What needs to be done =>
Exactly the lines from the one with "Recreate this image" through the one with "0.1, 1, 10];", inclusive, are to be repeated, and the pictures are not.

Materials provided =>
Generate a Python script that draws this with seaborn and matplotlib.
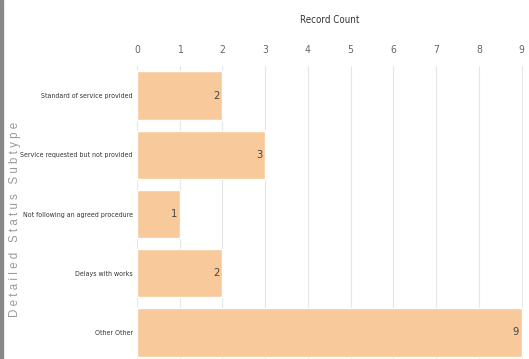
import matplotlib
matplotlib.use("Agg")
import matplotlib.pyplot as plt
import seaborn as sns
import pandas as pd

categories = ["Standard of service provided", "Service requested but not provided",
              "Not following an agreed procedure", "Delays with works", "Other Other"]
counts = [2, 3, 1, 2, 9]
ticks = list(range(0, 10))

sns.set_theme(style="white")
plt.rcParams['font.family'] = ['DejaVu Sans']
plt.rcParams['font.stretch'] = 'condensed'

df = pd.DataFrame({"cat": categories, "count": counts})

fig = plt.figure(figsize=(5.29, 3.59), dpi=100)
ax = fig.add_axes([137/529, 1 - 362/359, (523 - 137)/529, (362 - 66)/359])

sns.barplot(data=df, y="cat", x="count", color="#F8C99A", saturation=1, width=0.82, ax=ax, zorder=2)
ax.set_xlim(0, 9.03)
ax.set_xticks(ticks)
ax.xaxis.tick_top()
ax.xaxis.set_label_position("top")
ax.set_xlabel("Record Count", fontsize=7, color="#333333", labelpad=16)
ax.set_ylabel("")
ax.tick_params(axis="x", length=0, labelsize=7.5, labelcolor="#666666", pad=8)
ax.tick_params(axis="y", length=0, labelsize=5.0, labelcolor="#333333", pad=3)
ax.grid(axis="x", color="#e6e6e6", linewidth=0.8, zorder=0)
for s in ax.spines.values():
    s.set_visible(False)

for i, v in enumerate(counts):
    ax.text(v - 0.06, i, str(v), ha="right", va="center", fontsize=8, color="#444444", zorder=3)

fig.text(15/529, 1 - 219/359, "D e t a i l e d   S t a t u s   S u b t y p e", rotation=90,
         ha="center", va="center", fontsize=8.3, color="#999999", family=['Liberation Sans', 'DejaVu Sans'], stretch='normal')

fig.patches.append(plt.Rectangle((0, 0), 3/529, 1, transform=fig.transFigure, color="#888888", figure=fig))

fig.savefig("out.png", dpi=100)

...

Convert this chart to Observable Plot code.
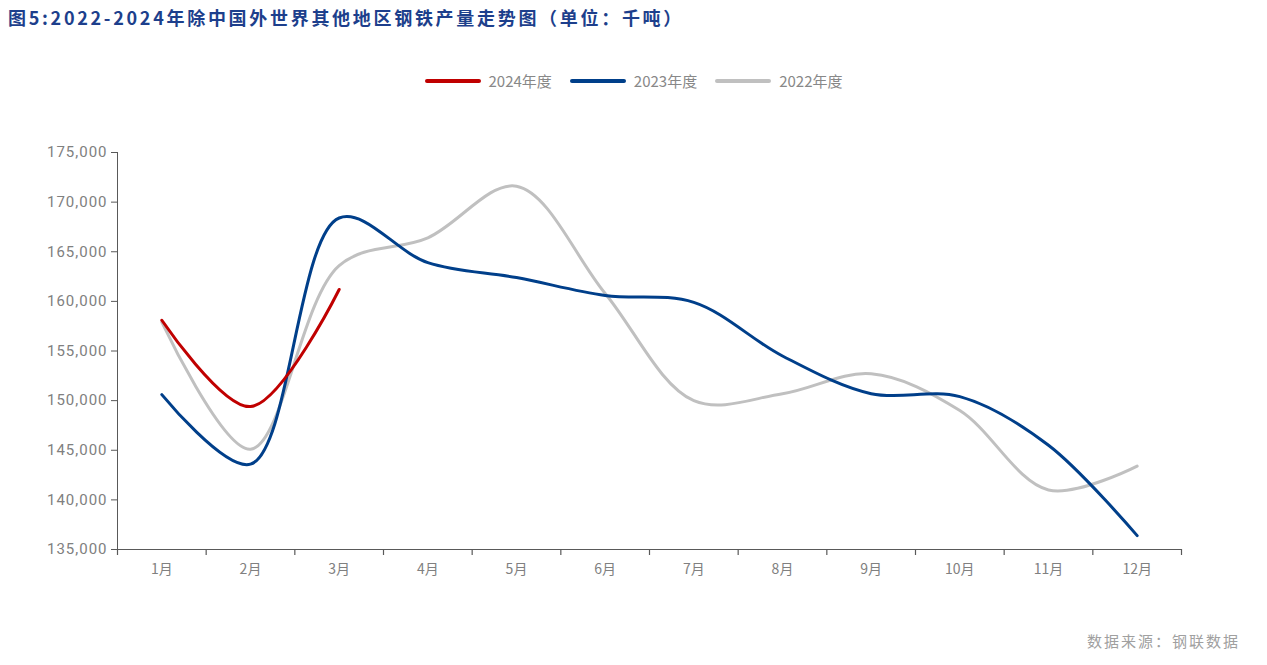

* * *

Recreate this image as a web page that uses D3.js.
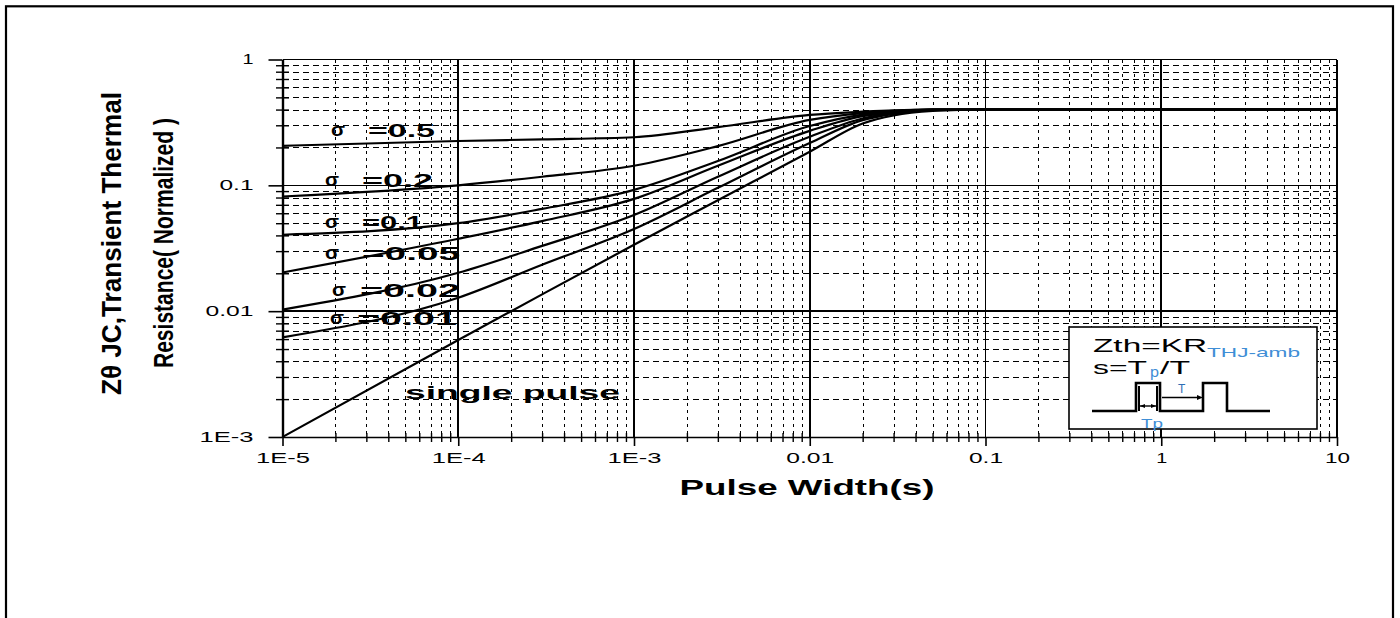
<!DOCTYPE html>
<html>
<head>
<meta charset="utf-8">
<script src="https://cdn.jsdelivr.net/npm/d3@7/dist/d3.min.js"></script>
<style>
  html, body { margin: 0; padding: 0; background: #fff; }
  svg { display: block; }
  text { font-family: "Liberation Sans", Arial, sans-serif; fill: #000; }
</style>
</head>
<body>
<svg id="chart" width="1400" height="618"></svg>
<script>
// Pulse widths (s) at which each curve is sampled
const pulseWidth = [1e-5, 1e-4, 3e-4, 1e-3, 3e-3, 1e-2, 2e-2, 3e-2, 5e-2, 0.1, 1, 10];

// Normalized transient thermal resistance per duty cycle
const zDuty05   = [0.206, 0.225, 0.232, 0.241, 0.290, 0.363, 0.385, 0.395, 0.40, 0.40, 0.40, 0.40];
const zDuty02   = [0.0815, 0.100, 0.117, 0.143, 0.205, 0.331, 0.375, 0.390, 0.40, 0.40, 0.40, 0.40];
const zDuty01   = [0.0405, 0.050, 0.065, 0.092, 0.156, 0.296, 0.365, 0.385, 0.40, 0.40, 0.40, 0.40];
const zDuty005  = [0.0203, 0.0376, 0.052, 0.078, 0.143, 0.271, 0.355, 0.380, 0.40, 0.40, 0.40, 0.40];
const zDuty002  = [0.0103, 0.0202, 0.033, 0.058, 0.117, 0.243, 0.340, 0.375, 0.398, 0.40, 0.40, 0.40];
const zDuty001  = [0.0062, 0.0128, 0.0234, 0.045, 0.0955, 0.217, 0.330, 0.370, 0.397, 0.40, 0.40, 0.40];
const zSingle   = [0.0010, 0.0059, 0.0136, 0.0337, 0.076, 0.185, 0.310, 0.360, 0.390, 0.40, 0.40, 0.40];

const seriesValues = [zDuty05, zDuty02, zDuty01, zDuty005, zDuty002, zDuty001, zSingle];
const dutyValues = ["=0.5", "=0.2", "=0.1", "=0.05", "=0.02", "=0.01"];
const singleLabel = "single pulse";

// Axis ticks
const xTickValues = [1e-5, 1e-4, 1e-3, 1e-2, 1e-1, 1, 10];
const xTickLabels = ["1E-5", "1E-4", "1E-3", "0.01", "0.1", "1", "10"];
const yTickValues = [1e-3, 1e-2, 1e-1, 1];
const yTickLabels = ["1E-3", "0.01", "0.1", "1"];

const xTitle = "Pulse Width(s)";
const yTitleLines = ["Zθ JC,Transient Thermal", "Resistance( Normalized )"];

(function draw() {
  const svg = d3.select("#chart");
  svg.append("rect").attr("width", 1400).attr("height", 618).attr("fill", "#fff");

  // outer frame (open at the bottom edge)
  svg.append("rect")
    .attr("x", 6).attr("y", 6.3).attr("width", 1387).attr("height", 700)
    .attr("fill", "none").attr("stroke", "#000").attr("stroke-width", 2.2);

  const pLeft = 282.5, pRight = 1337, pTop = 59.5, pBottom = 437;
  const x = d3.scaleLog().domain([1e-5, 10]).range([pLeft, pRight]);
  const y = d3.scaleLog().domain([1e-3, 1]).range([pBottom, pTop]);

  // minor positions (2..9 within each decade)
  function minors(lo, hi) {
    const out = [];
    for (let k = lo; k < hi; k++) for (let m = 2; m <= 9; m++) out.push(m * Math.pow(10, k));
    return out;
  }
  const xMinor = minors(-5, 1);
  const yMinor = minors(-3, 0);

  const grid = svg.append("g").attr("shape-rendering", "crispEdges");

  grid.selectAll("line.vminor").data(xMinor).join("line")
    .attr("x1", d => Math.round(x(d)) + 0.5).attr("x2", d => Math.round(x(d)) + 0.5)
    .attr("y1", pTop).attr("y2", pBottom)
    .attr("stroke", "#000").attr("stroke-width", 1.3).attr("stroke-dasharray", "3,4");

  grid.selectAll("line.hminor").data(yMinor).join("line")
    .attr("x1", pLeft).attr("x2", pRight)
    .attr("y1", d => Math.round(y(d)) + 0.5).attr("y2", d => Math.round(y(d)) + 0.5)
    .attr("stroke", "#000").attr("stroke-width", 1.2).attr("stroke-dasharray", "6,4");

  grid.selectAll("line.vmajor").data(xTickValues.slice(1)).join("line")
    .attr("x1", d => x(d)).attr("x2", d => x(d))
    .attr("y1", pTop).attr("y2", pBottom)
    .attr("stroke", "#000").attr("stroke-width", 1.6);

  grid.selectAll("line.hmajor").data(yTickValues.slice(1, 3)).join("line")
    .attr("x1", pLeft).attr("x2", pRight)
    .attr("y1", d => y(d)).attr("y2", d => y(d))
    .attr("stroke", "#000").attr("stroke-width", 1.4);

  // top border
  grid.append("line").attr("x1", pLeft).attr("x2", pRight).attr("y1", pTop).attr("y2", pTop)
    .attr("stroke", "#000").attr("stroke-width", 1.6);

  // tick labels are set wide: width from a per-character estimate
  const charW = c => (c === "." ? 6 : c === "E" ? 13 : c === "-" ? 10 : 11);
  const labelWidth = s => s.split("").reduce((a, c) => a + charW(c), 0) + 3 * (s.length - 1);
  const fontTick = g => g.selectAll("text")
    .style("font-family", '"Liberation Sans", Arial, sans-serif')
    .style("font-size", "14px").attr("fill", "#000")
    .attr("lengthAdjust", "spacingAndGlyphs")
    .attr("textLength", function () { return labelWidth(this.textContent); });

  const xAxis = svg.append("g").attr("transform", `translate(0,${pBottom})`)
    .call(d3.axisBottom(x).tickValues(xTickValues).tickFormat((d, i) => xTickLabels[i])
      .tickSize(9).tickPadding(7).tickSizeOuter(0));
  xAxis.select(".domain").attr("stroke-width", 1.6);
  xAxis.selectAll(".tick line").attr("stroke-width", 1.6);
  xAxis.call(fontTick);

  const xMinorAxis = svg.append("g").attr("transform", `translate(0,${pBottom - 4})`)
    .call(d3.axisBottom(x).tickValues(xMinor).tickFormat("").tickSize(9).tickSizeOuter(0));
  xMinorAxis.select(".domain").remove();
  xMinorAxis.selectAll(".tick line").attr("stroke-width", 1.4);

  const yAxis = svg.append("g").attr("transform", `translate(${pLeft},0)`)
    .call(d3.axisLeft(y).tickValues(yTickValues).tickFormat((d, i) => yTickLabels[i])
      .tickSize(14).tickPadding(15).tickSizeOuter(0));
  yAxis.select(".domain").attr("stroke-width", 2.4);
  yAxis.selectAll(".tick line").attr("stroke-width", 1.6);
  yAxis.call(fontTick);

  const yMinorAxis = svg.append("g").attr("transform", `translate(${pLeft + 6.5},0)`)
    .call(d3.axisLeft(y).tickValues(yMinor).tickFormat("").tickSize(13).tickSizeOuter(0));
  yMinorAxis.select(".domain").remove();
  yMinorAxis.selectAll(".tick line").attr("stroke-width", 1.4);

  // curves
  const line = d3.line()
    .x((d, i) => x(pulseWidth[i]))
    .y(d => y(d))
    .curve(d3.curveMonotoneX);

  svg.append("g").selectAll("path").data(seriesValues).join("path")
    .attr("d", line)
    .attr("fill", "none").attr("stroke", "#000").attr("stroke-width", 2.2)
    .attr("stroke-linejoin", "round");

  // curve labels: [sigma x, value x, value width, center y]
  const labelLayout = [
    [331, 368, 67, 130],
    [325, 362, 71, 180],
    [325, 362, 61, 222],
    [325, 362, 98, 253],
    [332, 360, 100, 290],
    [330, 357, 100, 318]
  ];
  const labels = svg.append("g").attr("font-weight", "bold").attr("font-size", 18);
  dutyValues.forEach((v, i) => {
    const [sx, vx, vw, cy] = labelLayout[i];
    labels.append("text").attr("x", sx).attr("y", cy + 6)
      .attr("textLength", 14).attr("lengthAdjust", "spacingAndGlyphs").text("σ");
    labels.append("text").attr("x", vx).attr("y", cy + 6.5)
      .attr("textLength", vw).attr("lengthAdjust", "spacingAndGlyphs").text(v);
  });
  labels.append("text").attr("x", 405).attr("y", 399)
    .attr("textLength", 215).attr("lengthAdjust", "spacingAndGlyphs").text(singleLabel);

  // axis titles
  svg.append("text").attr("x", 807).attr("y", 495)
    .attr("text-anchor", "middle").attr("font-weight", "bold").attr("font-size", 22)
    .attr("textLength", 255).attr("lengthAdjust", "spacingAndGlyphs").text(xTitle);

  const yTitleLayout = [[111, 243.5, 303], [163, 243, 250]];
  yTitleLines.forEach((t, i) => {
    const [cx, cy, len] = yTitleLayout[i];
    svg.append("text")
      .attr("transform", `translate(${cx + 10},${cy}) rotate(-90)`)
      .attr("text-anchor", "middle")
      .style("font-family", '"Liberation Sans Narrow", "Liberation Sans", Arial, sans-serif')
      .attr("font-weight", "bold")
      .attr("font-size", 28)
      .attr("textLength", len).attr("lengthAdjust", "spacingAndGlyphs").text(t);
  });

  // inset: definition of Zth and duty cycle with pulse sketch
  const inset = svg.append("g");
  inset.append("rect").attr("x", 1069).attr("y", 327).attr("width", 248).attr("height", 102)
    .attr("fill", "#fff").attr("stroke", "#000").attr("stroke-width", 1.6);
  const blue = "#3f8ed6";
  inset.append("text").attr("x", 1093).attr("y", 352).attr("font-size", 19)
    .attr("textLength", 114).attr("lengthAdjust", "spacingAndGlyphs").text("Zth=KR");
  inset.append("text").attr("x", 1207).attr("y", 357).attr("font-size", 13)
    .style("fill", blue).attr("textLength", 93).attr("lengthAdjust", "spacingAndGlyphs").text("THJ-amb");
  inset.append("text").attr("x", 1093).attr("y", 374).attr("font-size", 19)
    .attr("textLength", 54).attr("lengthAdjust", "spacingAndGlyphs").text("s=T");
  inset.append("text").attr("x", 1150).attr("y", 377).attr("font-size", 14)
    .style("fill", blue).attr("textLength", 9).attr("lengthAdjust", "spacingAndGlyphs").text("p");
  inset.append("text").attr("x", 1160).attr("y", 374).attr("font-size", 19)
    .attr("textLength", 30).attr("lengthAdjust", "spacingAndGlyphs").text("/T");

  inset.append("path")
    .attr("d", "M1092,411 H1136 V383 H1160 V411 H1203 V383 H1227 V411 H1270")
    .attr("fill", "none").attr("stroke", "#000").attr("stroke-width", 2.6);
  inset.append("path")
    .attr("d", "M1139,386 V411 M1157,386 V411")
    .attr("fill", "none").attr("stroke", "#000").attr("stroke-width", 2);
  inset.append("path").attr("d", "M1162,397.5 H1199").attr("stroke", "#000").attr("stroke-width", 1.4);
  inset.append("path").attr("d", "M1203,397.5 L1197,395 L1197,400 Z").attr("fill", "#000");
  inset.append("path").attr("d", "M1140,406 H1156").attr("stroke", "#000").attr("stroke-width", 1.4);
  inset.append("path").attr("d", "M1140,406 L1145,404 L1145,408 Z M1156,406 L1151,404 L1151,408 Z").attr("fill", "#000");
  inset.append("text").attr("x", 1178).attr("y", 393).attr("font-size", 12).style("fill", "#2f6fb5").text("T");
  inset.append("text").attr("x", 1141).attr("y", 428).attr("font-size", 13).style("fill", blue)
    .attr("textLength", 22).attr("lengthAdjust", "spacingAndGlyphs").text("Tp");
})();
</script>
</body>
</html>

Exercise solution =>
Recreate this image as a web page that uses D3.js.
<!DOCTYPE html>
<html>
<head>
<meta charset="utf-8">
<script src="https://cdn.jsdelivr.net/npm/d3@7/dist/d3.min.js"></script>
<style>
  html, body { margin: 0; padding: 0; background: #fff; }
  svg { display: block; }
  text { font-family: "Liberation Sans", Arial, sans-serif; fill: #000; }
</style>
</head>
<body>
<svg id="chart" width="1400" height="618"></svg>
<script>
// Pulse widths (s) at which each curve is sampled
const pulseWidth = [1e-5, 1e-4, 3e-4, 1e-3, 3e-3, 1e-2, 2e-2, 3e-2, 5e-2, 0.1, 1, 10];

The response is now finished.